Timothy Snyder: Well, the whole idea of best interests in the question, "Why do people vote against their best interests?" is not an objective thing in nature. It's one of the very problems in the politics of inevitability, is that we think like economists and we say, "Well, everybody is rational in the narrow economical sense, everybody knows what's good for them." And that's just not true, or rather the ability of people to discern what their interests are depends upon a process of education, which includes not just reasoning mathematically, which is very important, but also it has to include some kind of humanistic side where people learn to criticize or think critically about what they hear, learn to make distinctions among various kinds of media.

Because that notion of "one's best interest" is not at all natural, it's the product of a certain kind of education. And that kind of education can be undone, first of all it can not be done, but it can also be undone, one can deliberately appeal to the parts of the mind which aren't concerned with the future, with math, with critical thinking, but to the parts of the mind which think in terms of "us and them," "friend and enemy," and you can draw people into these cycles. And the less—and this is how it fits together with inequality—the less people see a good future for themselves if they think in terms of interests, the more they're drawn into a different way of thinking where it's not about their individual interests, but it's more about feeling like they're on the "right team," they're on the "right side."

For a lot of people in the U.S. now I think it's a little bit like they want to ride the bench for the winning team. They know that things aren't going well for them personally, but they want to feel like they're on the right side. And that helps to explain the appeal of someone like a Donald Trump who, of course, himself is a failure but has the skills to present himself as a success and can get people thinking, "Yeah, I want to be on that team. I'm not going to do any better economically, but I'm going to feel better about myself, because I'm on the winning team, I'm on what it feels like the winning team." So the whole thing about best interests has to be seen as a project.

You have to educate people, you have to take anxiety away by providing certain basic things like schooling and pensions and vacations so people can pause and think a little bit about themselves and their future. If you don't provide those basic elements of (I would say) political civilization then people are too anxious, it's hard for them to get their minds around what their interest actually are.

And beyond that if you don't educate them positively towards thinking with both math and with the humanities they're not going to get there anyway. So it's a project. A basic thing that we Americans forget—and a basic thing that politics of inevitability shrouds—is that creating the individual is a project. It takes a lot of work to create an individual. I mean we want to have thinking individuals. We want to have people who know what their best interests are. We want to have people who go thoughtfully into that ballot box, but that's a project; we're not born that way.

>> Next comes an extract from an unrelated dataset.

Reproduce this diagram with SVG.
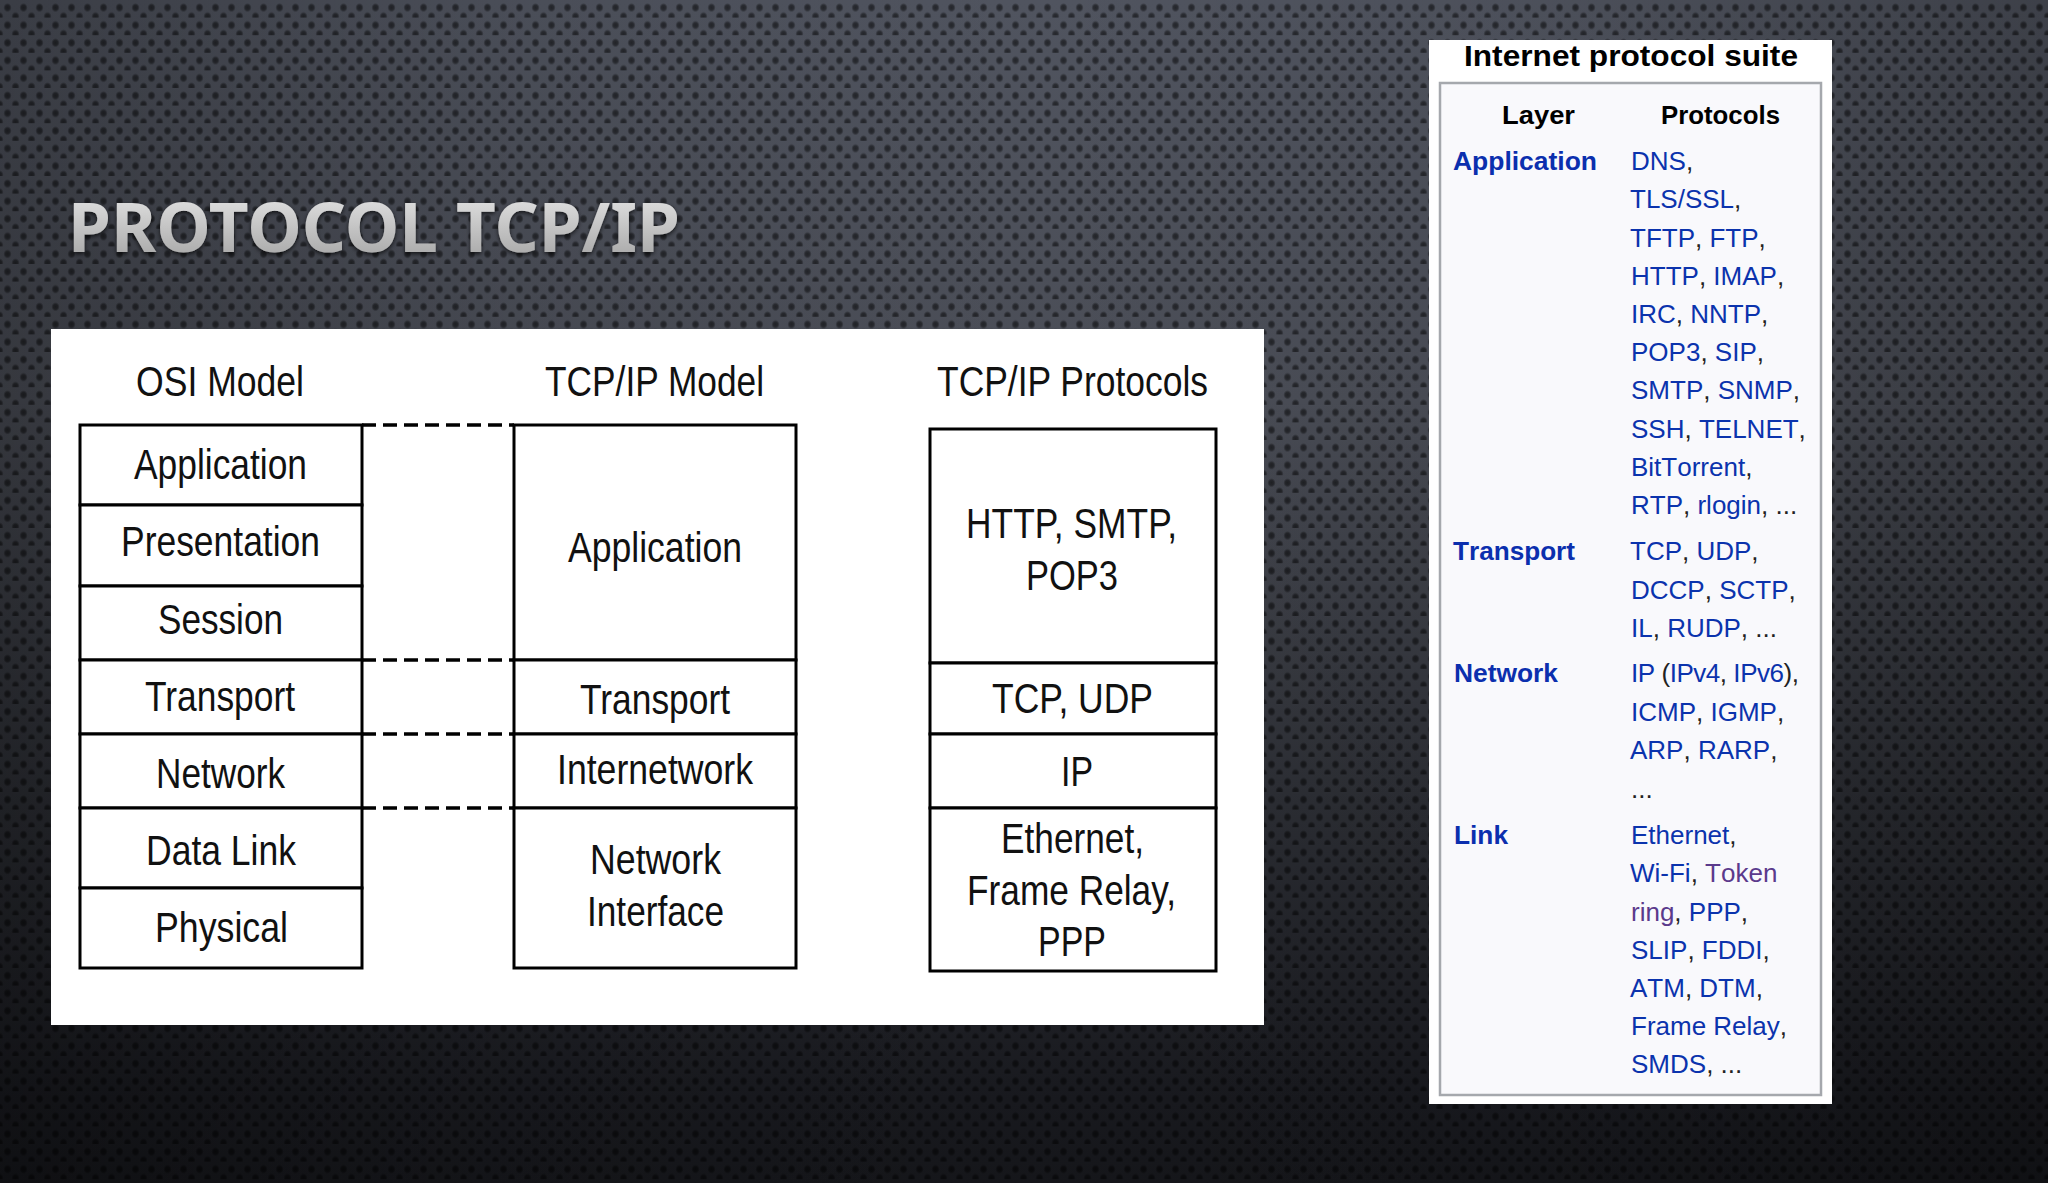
<svg xmlns="http://www.w3.org/2000/svg" width="2048" height="1183" viewBox="0 0 2048 1183">
<defs>
<radialGradient id="dot"><stop offset="0" stop-color="#000" stop-opacity=".55"/><stop offset=".55" stop-color="#000" stop-opacity=".45"/><stop offset="1" stop-color="#000" stop-opacity="0"/></radialGradient>
<pattern id="dots" width="16" height="17.6" patternUnits="userSpaceOnUse"><ellipse cx="7.5" cy="7.6" rx="4.2" ry="4.6" fill="url(#dot)"/><ellipse cx="15.5" cy="16.4" rx="4.2" ry="4.6" fill="url(#dot)"/><ellipse cx="-.5" cy="16.4" rx="4.2" ry="4.6" fill="url(#dot)"/></pattern>
<linearGradient id="bg" x1="0" y1="0" x2="0" y2="1"><stop offset="0" stop-color="#50545f"/><stop offset=".34" stop-color="#4a4d56"/><stop offset=".68" stop-color="#2b2d33"/><stop offset=".93" stop-color="#18191e"/><stop offset="1" stop-color="#15161a"/></linearGradient>
<linearGradient id="side" x1="0" y1="0" x2="1" y2="0"><stop offset="0" stop-color="#000" stop-opacity=".28"/><stop offset=".25" stop-color="#000" stop-opacity=".08"/><stop offset=".5" stop-color="#000" stop-opacity="0"/><stop offset=".75" stop-color="#000" stop-opacity=".05"/><stop offset="1" stop-color="#000" stop-opacity=".24"/></linearGradient>
<linearGradient id="title" x1="0" y1="0" x2="0" y2="1"><stop offset="0" stop-color="#efefef"/><stop offset="1" stop-color="#9c9c9c"/></linearGradient>
<filter id="sh" x="-5%" y="-20%" width="110%" height="140%"><feDropShadow dx="0" dy="2" stdDeviation="2" flood-color="#000" flood-opacity=".7"/></filter>
</defs>
<style>
.d{font-family:"Liberation Sans",Arial,sans-serif;font-size:42px;fill:#111}
.box{fill:#fff;stroke:#000;stroke-width:3}
.dash{stroke:#000;stroke-width:3.5;stroke-dasharray:14 7;fill:none}
.t{font-family:"Liberation Sans",Arial,sans-serif;font-size:26px;fill:#0b33ad;font-kerning:none}
.c{fill:#222}
.v{fill:#5b3a8c}
.b{font-family:"Liberation Sans",Arial,sans-serif;font-size:26px;font-weight:700;fill:#0b2fae;font-kerning:none}
.h{font-family:"Liberation Sans",Arial,sans-serif;font-size:26px;font-weight:700;fill:#000;font-kerning:none}
</style>
<rect width="2048" height="1183" fill="url(#bg)"/>
<rect width="2048" height="1183" fill="url(#side)"/>
<rect width="2048" height="1183" fill="url(#dots)"/>
<text id="title-text" x="68" y="252" font-family="'Noto Sans','Open Sans',sans-serif" font-weight="700" font-size="68" fill="url(#title)" filter="url(#sh)" textLength="612" lengthAdjust="spacingAndGlyphs">PROTOCOL TCP/IP</text>
<rect id="panel" x="51" y="329" width="1213" height="696" fill="#fff"/>
<g id="connectors"><path class="dash" d="M362 425H514M362 660H514M362 734H514M362 808H514"/></g>
<g id="osi-header"><text class="d" x="136" y="396" textLength="168" lengthAdjust="spacingAndGlyphs">OSI Model</text></g>
<g id="tcp-header"><text class="d" x="545" y="396" textLength="219" lengthAdjust="spacingAndGlyphs">TCP/IP Model</text></g>
<g id="proto-header"><text class="d" x="937" y="396" textLength="271" lengthAdjust="spacingAndGlyphs">TCP/IP Protocols</text></g>
<g id="osi-application"><rect class="box" x="80" y="425" width="282" height="80"/><text class="d" x="134" y="479" textLength="173" lengthAdjust="spacingAndGlyphs">Application</text></g>
<g id="osi-presentation"><rect class="box" x="80" y="505" width="282" height="81"/><text class="d" x="121" y="556" textLength="199" lengthAdjust="spacingAndGlyphs">Presentation</text></g>
<g id="osi-session"><rect class="box" x="80" y="586" width="282" height="74"/><text class="d" x="158" y="634" textLength="125" lengthAdjust="spacingAndGlyphs">Session</text></g>
<g id="osi-transport"><rect class="box" x="80" y="660" width="282" height="74"/><text class="d" x="145" y="711" textLength="150" lengthAdjust="spacingAndGlyphs">Transport</text></g>
<g id="osi-network"><rect class="box" x="80" y="734" width="282" height="74"/><text class="d" x="156" y="788" textLength="129" lengthAdjust="spacingAndGlyphs">Network</text></g>
<g id="osi-datalink"><rect class="box" x="80" y="808" width="282" height="80"/><text class="d" x="146" y="865" textLength="150" lengthAdjust="spacingAndGlyphs">Data Link</text></g>
<g id="osi-physical"><rect class="box" x="80" y="888" width="282" height="80"/><text class="d" x="155" y="942" textLength="133" lengthAdjust="spacingAndGlyphs">Physical</text></g>
<g id="tcp-application"><rect class="box" x="514" y="425" width="282" height="235"/><text class="d" x="568" y="562" textLength="174" lengthAdjust="spacingAndGlyphs">Application</text></g>
<g id="tcp-transport"><rect class="box" x="514" y="660" width="282" height="74"/><text class="d" x="580" y="714" textLength="150" lengthAdjust="spacingAndGlyphs">Transport</text></g>
<g id="tcp-internetwork"><rect class="box" x="514" y="734" width="282" height="74"/><text class="d" x="557" y="784" textLength="196" lengthAdjust="spacingAndGlyphs">Internetwork</text></g>
<g id="tcp-interface"><rect class="box" x="514" y="808" width="282" height="160"/><text class="d" x="590" y="874" textLength="131" lengthAdjust="spacingAndGlyphs">Network</text><text class="d" x="587" y="926" textLength="137" lengthAdjust="spacingAndGlyphs">Interface</text></g>
<g id="proto-http"><rect class="box" x="930" y="429" width="286" height="234"/><text class="d" x="966" y="538" textLength="211" lengthAdjust="spacingAndGlyphs">HTTP, SMTP,</text><text class="d" x="1026" y="590" textLength="92" lengthAdjust="spacingAndGlyphs">POP3</text></g>
<g id="proto-tcp"><rect class="box" x="930" y="663" width="286" height="71"/><text class="d" x="992" y="713" textLength="161" lengthAdjust="spacingAndGlyphs">TCP, UDP</text></g>
<g id="proto-ip"><rect class="box" x="930" y="734" width="286" height="74"/><text class="d" x="1061" y="786" textLength="32" lengthAdjust="spacingAndGlyphs">IP</text></g>
<g id="proto-ethernet"><rect class="box" x="930" y="808" width="286" height="163"/><text class="d" x="1001" y="853" textLength="143" lengthAdjust="spacingAndGlyphs">Ethernet,</text><text class="d" x="967" y="905" textLength="209" lengthAdjust="spacingAndGlyphs">Frame Relay,</text><text class="d" x="1038" y="956" textLength="68" lengthAdjust="spacingAndGlyphs">PPP</text></g>
<g id="infobox">
<rect x="1429" y="40" width="403" height="1064" fill="#fff"/>
<rect x="1440" y="83" width="381" height="1012" fill="#f9f9fc" stroke="#a5a8ad" stroke-width="2.5"/>
<text x="1464" y="66" font-family="'Liberation Sans',Arial,sans-serif" font-size="30" font-weight="700" fill="#000" textLength="334" lengthAdjust="spacingAndGlyphs">Internet protocol suite</text>
<text class="h" x="1502" y="124" textLength="73" lengthAdjust="spacingAndGlyphs">Layer</text>
<text class="h" x="1661" y="124" textLength="119" lengthAdjust="spacingAndGlyphs">Protocols</text>
<text class="b" x="1453" y="170" textLength="144" lengthAdjust="spacingAndGlyphs">Application</text>
<text class="b" x="1453" y="560" textLength="122" lengthAdjust="spacingAndGlyphs">Transport</text>
<text class="b" x="1454" y="682" textLength="104" lengthAdjust="spacingAndGlyphs">Network</text>
<text class="b" x="1454" y="844" textLength="54" lengthAdjust="spacingAndGlyphs">Link</text>
<text class="t" x="1631" y="170">DNS<tspan class="c">,</tspan></text>
<text class="t" x="1630" y="208">TLS/SSL<tspan class="c">,</tspan></text>
<text class="t" x="1630" y="247">TFTP<tspan class="c">, </tspan>FTP<tspan class="c">,</tspan></text>
<text class="t" x="1631" y="285">HTTP<tspan class="c">, </tspan>IMAP<tspan class="c">,</tspan></text>
<text class="t" x="1631" y="323">IRC<tspan class="c">, </tspan>NNTP<tspan class="c">,</tspan></text>
<text class="t" x="1631" y="361">POP3<tspan class="c">, </tspan>SIP<tspan class="c">,</tspan></text>
<text class="t" x="1631" y="399">SMTP<tspan class="c">, </tspan>SNMP<tspan class="c">,</tspan></text>
<text class="t" x="1631" y="438">SSH<tspan class="c">, </tspan>TELNET<tspan class="c">,</tspan></text>
<text class="t" x="1631" y="476">BitTorrent<tspan class="c">,</tspan></text>
<text class="t" x="1631" y="514">RTP<tspan class="c">, </tspan>rlogin<tspan class="c">, ...</tspan></text>
<text class="t" x="1630" y="560">TCP<tspan class="c">, </tspan>UDP<tspan class="c">,</tspan></text>
<text class="t" x="1631" y="599">DCCP<tspan class="c">, </tspan>SCTP<tspan class="c">,</tspan></text>
<text class="t" x="1631" y="637">IL<tspan class="c">, </tspan>RUDP<tspan class="c">, ...</tspan></text>
<text class="t" x="1631" y="682" textLength="168">IP <tspan class="c">(</tspan>IPv4<tspan class="c">, </tspan>IPv6<tspan class="c">),</tspan></text>
<text class="t" x="1631" y="721">ICMP<tspan class="c">, </tspan>IGMP<tspan class="c">,</tspan></text>
<text class="t" x="1630" y="759">ARP<tspan class="c">, </tspan>RARP<tspan class="c">,</tspan></text>
<text class="t c" x="1631" y="798">...</text>
<text class="t" x="1631" y="844">Ethernet<tspan class="c">,</tspan></text>
<text class="t" x="1630" y="882">Wi-Fi<tspan class="c">, </tspan><tspan class="v">Token</tspan></text>
<text class="t" x="1631" y="921"><tspan class="v">ring</tspan><tspan class="c">, </tspan>PPP<tspan class="c">,</tspan></text>
<text class="t" x="1631" y="959">SLIP<tspan class="c">, </tspan>FDDI<tspan class="c">,</tspan></text>
<text class="t" x="1630" y="997">ATM<tspan class="c">, </tspan>DTM<tspan class="c">,</tspan></text>
<text class="t" x="1631" y="1035">Frame Relay<tspan class="c">,</tspan></text>
<text class="t" x="1631" y="1073">SMDS<tspan class="c">, ...</tspan></text>
</g>
</svg>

I mean as a father I can assure you that we are not born that way. I think it's the noblest and best thing we do, to try to create individuals, but we can't just leave it to chance, and I think that's where we go wrong. One of the basic ways we go wrong with the politics of inevitability, we think, "Okay, automatically we're going to be those kinds of rational people," but we're not automatically those kinds of rational people. I mean the irony is if you want to create individuals who can think about their own best interests you have to, as a society, say, "We agree to make it a project to educate and form such individuals."